Your task is to repeat the lines below exactly, excluding any pictures they contain.

* Supplied data:
------------------------------------------------------------------------

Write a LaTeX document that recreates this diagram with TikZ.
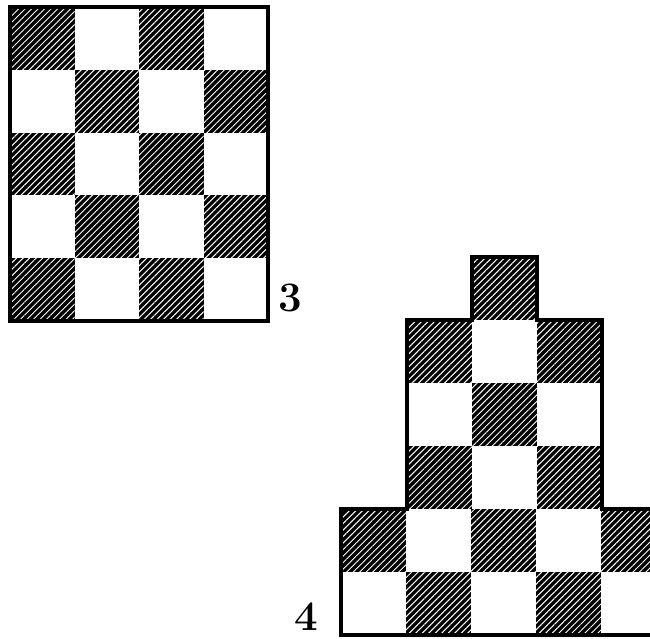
\documentclass[tikz,border=0pt]{standalone}
\usetikzlibrary{patterns.meta}
\begin{document}
\begin{tikzpicture}[x=1pt,y=-1pt,
  dark/.style={fill=black, postaction={pattern={Lines[angle=45,distance=4.6pt,line width=1.0pt]}, pattern color=white}},
  outline/.style={draw=black, line width=3.2pt, line join=miter},
  numlabel/.style={inner sep=0pt, font=\fontsize{42}{42}\selectfont\bfseries}]
\useasboundingbox (0,0) rectangle (650,639);
\clip (0,0) rectangle (650,639);
% figure 3: 4 x 5 checkerboard
\foreach \r in {0,...,4} {
  \foreach \c in {0,...,3} {
    \pgfmathtruncatemacro{\myparity}{mod(\r+\c,2)}
    \ifnum\myparity=0
      \path[dark] ({10+64.5*\c},{7+62.8*\r}) rectangle ++(64.5,62.8);
    \fi
  }
}
\draw[outline] (10,7) rectangle (268,321);
\node[numlabel] (lab3) at (290,298) {3};
% figure 4: stepped checkerboard
\path[dark] (472,257) rectangle (537,320);
\foreach \c in {1,...,3} {
  \foreach \r in {1,...,3} {
    \pgfmathtruncatemacro{\myparity}{mod(\r+\c,2)}
    \ifnum\myparity=0
      \path[dark] ({407+65*(\c-1)},{320+63*(\r-1)}) rectangle ++(65,63);
    \fi
  }
}
\foreach \c in {0,...,4} {
  \foreach \r in {0,1} {
    \pgfmathtruncatemacro{\myparity}{mod(\r+\c,2)}
    \ifnum\myparity=0
      \path[dark] ({341+65*\c},{509+63*\r}) rectangle ++(65,63);
    \fi
  }
}
\draw[outline] (341,635) -- (341,509) -- (407,509) -- (407,320) -- (472,320) -- (472,257)
  -- (537,257) -- (537,320) -- (602,320) -- (602,509) -- (667,509) -- (667,635) -- cycle;
\node[numlabel] (lab4) at (306,617) {4};
\end{tikzpicture}
\end{document}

------------------------------------------------------------------------

* Finished exercise:
Write a LaTeX document that recreates this diagram with TikZ.
\documentclass[tikz,border=0pt]{standalone}
\usetikzlibrary{patterns.meta}
\begin{document}
\begin{tikzpicture}[x=1pt,y=-1pt,
  dark/.style={fill=black, postaction={pattern={Lines[angle=45,distance=4.6pt,line width=1.0pt]}, pattern color=white}},
  outline/.style={draw=black, line width=3.2pt, line join=miter},
  numlabel/.style={inner sep=0pt, font=\fontsize{42}{42}\selectfont\bfseries}]
\useasboundingbox (0,0) rectangle (650,639);
\clip (0,0) rectangle (650,639);
% figure 3: 4 x 5 checkerboard
\foreach \r in {0,...,4} {
  \foreach \c in {0,...,3} {
    \pgfmathtruncatemacro{\myparity}{mod(\r+\c,2)}
    \ifnum\myparity=0
      \path[dark] ({10+64.5*\c},{7+62.8*\r}) rectangle ++(64.5,62.8);
    \fi
  }
}
\draw[outline] (10,7) rectangle (268,321);
\node[numlabel] (lab3) at (290,298) {3};
% figure 4: stepped checkerboard
\path[dark] (472,257) rectangle (537,320);
\foreach \c in {1,...,3} {
  \foreach \r in {1,...,3} {
    \pgfmathtruncatemacro{\myparity}{mod(\r+\c,2)}
    \ifnum\myparity=0
      \path[dark] ({407+65*(\c-1)},{320+63*(\r-1)}) rectangle ++(65,63);
    \fi
  }
}
\foreach \c in {0,...,4} {
  \foreach \r in {0,1} {
    \pgfmathtruncatemacro{\myparity}{mod(\r+\c,2)}
    \ifnum\myparity=0
      \path[dark] ({341+65*\c},{509+63*\r}) rectangle ++(65,63);
    \fi
  }
}
\draw[outline] (341,635) -- (341,509) -- (407,509) -- (407,320) -- (472,320) -- (472,257)
  -- (537,257) -- (537,320) -- (602,320) -- (602,509) -- (667,509) -- (667,635) -- cycle;
\node[numlabel] (lab4) at (306,617) {4};
\end{tikzpicture}
\end{document}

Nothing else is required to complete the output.